Problem:
In the material below, find all lines with the string "this" and copy them.

Stored rows:
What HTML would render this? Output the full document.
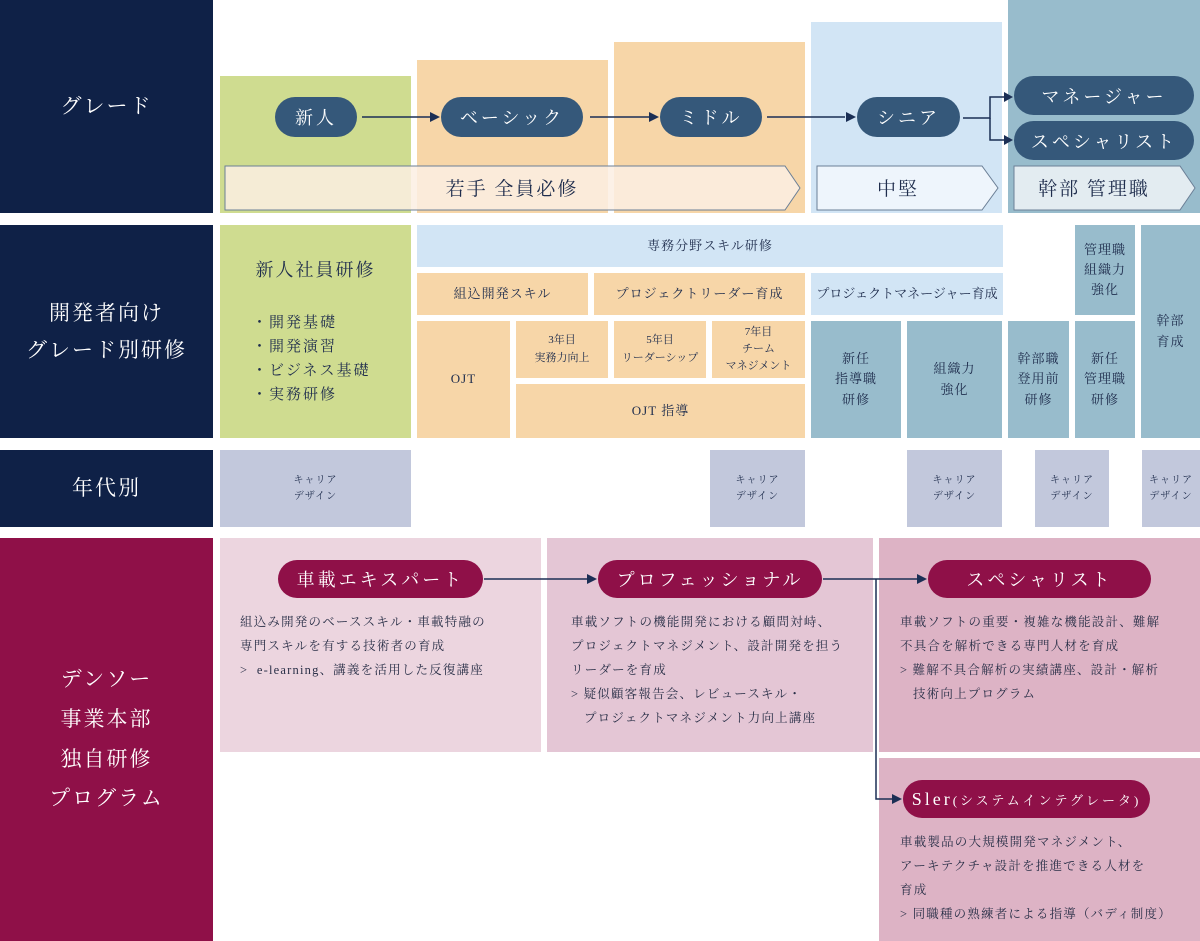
==
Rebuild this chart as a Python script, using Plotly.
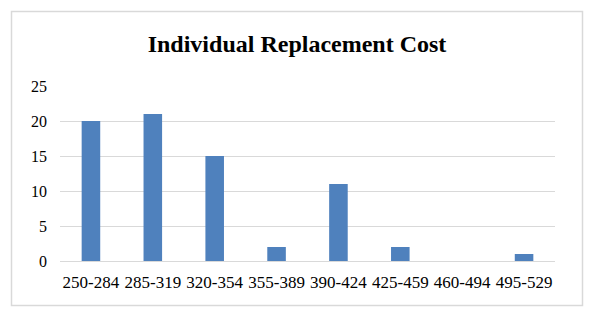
--
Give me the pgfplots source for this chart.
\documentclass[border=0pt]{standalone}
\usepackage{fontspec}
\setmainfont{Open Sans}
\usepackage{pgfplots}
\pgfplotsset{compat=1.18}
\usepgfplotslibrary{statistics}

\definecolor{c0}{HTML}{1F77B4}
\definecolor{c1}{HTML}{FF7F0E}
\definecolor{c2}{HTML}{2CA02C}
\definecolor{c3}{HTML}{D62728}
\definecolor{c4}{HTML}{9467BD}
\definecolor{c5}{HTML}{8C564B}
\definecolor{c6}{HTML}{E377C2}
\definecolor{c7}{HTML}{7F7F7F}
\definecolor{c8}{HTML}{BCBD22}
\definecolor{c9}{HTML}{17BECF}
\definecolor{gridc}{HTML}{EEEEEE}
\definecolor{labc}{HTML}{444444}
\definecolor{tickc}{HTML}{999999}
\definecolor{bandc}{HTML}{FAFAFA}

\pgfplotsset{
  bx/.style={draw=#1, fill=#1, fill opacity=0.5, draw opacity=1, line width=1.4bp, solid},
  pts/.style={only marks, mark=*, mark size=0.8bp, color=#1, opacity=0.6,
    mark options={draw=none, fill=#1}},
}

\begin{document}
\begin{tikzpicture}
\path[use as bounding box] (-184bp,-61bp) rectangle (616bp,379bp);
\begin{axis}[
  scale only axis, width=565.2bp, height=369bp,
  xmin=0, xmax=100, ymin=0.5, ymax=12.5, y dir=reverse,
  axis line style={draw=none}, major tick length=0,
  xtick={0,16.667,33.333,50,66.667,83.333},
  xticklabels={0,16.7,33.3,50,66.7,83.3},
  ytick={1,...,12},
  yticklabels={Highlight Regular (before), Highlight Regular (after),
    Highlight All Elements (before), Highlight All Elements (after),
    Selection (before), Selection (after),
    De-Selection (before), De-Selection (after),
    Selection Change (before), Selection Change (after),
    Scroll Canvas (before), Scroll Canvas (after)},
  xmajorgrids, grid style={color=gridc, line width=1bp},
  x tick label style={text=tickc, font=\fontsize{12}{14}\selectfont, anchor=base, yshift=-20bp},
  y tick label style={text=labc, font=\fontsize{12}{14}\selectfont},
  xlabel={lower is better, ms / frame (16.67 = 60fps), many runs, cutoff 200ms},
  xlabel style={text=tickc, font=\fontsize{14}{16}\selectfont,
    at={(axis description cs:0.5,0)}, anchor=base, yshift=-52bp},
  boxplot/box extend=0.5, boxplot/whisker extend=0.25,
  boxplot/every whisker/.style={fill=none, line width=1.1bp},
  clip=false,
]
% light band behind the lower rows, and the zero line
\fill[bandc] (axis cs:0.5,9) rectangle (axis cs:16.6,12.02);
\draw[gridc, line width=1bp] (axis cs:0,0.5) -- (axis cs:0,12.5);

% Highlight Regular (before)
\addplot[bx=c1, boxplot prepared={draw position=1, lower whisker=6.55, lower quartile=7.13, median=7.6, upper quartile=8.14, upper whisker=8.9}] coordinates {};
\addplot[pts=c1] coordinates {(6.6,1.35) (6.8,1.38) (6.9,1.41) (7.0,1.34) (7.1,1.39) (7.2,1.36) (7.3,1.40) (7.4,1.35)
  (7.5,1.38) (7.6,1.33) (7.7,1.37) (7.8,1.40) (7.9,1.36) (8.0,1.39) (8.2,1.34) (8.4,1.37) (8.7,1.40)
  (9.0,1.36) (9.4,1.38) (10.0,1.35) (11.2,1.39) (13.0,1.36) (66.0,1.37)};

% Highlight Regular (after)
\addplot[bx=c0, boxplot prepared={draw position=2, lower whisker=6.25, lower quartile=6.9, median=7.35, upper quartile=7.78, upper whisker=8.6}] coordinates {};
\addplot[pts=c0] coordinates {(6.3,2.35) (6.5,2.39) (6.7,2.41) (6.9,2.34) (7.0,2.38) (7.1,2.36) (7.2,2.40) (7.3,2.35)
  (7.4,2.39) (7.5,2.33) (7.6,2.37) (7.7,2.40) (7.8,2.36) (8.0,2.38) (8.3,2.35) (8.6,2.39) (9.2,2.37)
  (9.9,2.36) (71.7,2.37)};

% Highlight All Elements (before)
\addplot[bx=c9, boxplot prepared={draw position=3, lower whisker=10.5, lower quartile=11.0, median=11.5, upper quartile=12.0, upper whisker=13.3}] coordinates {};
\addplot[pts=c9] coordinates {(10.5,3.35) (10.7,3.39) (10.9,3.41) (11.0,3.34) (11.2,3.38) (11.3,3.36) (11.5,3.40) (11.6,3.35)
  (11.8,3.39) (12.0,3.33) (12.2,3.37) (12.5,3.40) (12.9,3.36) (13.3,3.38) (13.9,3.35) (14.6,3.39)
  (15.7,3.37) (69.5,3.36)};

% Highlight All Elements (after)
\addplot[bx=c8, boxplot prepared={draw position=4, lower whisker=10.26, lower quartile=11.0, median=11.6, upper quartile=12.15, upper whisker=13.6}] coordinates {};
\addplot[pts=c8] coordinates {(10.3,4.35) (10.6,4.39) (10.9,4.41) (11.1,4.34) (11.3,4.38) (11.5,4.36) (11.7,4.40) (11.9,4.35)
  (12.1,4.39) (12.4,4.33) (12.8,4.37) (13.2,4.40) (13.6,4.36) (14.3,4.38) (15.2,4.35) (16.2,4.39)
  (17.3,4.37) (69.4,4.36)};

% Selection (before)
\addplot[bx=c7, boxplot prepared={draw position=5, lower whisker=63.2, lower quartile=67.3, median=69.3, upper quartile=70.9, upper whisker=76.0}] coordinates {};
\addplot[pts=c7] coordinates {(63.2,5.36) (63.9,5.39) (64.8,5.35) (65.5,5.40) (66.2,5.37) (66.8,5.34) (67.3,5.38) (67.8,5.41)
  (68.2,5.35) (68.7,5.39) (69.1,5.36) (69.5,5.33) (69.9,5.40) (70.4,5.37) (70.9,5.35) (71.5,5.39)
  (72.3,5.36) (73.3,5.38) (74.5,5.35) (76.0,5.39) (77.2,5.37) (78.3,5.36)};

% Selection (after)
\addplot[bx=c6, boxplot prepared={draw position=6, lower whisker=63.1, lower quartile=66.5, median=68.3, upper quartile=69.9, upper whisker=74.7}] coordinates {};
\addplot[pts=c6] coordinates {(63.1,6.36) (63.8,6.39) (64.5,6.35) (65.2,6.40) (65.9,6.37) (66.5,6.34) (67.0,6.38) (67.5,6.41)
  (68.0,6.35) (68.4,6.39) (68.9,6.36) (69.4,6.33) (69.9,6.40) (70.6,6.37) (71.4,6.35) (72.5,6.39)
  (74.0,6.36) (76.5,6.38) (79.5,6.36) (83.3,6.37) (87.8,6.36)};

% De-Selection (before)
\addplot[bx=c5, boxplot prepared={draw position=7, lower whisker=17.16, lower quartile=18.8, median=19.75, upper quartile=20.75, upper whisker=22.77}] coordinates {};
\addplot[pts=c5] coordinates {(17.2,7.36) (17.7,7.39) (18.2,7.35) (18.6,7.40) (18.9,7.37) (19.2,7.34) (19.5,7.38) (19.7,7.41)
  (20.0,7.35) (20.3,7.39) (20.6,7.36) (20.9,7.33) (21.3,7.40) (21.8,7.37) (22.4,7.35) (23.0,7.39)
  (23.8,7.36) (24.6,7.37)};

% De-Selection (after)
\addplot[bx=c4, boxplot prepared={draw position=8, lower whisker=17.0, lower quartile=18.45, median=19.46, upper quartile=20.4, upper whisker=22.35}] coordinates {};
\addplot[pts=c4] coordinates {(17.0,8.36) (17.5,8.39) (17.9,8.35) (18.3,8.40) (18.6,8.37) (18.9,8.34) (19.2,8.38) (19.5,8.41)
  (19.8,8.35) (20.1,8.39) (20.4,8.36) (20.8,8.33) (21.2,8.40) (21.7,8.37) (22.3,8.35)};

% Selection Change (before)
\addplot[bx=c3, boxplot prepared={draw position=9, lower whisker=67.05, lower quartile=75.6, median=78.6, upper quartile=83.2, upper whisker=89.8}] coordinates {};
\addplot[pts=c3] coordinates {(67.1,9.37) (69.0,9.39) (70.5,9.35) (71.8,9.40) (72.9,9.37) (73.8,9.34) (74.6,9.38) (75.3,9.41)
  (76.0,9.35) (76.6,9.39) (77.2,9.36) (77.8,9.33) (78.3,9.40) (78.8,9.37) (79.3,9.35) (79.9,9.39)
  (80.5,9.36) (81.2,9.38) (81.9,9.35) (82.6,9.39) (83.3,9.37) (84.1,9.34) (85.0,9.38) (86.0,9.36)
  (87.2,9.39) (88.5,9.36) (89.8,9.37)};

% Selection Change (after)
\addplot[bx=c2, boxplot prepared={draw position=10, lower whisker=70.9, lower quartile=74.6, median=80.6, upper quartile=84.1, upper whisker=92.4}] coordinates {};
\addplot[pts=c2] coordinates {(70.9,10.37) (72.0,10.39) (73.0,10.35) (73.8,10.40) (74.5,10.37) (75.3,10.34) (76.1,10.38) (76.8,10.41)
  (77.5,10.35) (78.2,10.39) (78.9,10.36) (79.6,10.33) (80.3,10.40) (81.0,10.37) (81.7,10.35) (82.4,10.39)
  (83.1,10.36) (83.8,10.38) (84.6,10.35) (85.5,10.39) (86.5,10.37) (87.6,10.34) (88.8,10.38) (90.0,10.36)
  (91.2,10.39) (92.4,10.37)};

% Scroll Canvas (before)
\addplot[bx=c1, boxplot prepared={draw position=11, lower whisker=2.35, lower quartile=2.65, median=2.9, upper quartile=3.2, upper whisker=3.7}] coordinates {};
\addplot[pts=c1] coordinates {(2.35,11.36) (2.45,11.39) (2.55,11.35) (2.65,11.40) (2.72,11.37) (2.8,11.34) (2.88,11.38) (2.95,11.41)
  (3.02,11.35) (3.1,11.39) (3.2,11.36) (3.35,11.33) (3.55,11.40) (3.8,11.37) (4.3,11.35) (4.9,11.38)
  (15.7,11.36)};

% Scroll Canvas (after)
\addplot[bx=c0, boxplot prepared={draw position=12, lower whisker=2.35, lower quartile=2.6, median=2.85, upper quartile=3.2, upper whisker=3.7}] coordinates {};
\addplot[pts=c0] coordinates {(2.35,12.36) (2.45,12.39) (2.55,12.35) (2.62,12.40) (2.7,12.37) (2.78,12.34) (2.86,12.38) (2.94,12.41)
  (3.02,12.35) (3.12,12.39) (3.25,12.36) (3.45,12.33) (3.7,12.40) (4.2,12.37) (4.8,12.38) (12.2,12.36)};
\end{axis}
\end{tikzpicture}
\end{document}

Exercise result:
What HTML would render this? Output the full document.
Rebuild this chart as a Python script, using Plotly.
Give me the pgfplots source for this chart.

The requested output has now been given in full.